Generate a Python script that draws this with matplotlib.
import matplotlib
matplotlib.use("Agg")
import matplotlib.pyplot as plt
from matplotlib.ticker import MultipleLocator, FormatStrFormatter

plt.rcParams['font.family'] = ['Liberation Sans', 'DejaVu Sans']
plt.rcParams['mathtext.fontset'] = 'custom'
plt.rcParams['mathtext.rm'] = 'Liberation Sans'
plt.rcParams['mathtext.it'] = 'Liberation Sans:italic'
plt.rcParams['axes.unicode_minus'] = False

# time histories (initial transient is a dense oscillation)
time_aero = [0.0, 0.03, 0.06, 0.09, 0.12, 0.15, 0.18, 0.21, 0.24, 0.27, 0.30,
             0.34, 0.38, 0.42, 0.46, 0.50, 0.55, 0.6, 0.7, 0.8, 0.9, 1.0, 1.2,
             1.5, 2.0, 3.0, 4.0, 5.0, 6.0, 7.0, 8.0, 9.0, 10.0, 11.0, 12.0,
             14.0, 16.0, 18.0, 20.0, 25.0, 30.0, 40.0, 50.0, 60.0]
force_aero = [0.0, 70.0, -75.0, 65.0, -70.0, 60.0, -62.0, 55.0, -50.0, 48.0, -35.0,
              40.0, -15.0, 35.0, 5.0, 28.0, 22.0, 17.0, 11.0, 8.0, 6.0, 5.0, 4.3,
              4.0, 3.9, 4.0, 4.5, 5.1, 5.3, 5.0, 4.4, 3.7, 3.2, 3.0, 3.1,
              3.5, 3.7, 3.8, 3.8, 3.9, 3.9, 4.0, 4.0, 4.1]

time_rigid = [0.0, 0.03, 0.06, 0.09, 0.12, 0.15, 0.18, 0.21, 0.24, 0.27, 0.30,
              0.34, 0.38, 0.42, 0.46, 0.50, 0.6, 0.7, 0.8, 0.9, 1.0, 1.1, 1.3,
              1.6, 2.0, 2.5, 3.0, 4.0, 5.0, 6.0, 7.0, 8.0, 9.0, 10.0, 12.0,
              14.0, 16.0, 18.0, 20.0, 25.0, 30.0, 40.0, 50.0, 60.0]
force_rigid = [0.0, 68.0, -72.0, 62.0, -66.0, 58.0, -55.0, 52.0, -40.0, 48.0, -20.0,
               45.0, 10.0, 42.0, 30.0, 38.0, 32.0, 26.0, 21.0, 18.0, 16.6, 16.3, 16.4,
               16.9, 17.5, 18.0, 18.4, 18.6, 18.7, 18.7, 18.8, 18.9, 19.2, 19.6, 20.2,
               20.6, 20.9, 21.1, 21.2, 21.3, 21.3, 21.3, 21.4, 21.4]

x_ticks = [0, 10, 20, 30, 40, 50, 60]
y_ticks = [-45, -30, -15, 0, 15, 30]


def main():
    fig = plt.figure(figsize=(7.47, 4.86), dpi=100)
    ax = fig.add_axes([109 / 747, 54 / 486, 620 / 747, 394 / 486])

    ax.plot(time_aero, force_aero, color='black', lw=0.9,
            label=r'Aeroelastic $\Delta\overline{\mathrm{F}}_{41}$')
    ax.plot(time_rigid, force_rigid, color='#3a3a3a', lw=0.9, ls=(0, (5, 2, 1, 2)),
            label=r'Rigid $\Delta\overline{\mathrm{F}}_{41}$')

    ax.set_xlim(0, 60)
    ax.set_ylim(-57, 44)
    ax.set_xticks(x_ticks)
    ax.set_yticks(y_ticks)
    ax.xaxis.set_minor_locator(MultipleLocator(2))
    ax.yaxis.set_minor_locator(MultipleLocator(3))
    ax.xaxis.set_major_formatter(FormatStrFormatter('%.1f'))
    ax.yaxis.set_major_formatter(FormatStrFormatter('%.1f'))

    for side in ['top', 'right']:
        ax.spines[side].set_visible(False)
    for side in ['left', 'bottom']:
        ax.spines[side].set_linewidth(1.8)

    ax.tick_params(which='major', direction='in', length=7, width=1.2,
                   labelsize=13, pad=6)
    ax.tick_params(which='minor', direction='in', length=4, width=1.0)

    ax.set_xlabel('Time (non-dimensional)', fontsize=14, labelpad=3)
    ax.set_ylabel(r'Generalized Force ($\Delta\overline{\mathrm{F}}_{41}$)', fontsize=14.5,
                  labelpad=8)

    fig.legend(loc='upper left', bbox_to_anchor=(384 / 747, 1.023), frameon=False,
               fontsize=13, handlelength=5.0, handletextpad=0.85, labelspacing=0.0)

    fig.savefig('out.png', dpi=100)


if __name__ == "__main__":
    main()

Work to complete
What are the exact lines from the beginning of the material through the line containing "plt.rcParams['axes.unicode_minus'] = False"? Write out those lines alone.

Expected answer
Generate a Python script that draws this with matplotlib.
import matplotlib
matplotlib.use("Agg")
import matplotlib.pyplot as plt
from matplotlib.ticker import MultipleLocator, FormatStrFormatter

plt.rcParams['font.family'] = ['Liberation Sans', 'DejaVu Sans']
plt.rcParams['mathtext.fontset'] = 'custom'
plt.rcParams['mathtext.rm'] = 'Liberation Sans'
plt.rcParams['mathtext.it'] = 'Liberation Sans:italic'
plt.rcParams['axes.unicode_minus'] = False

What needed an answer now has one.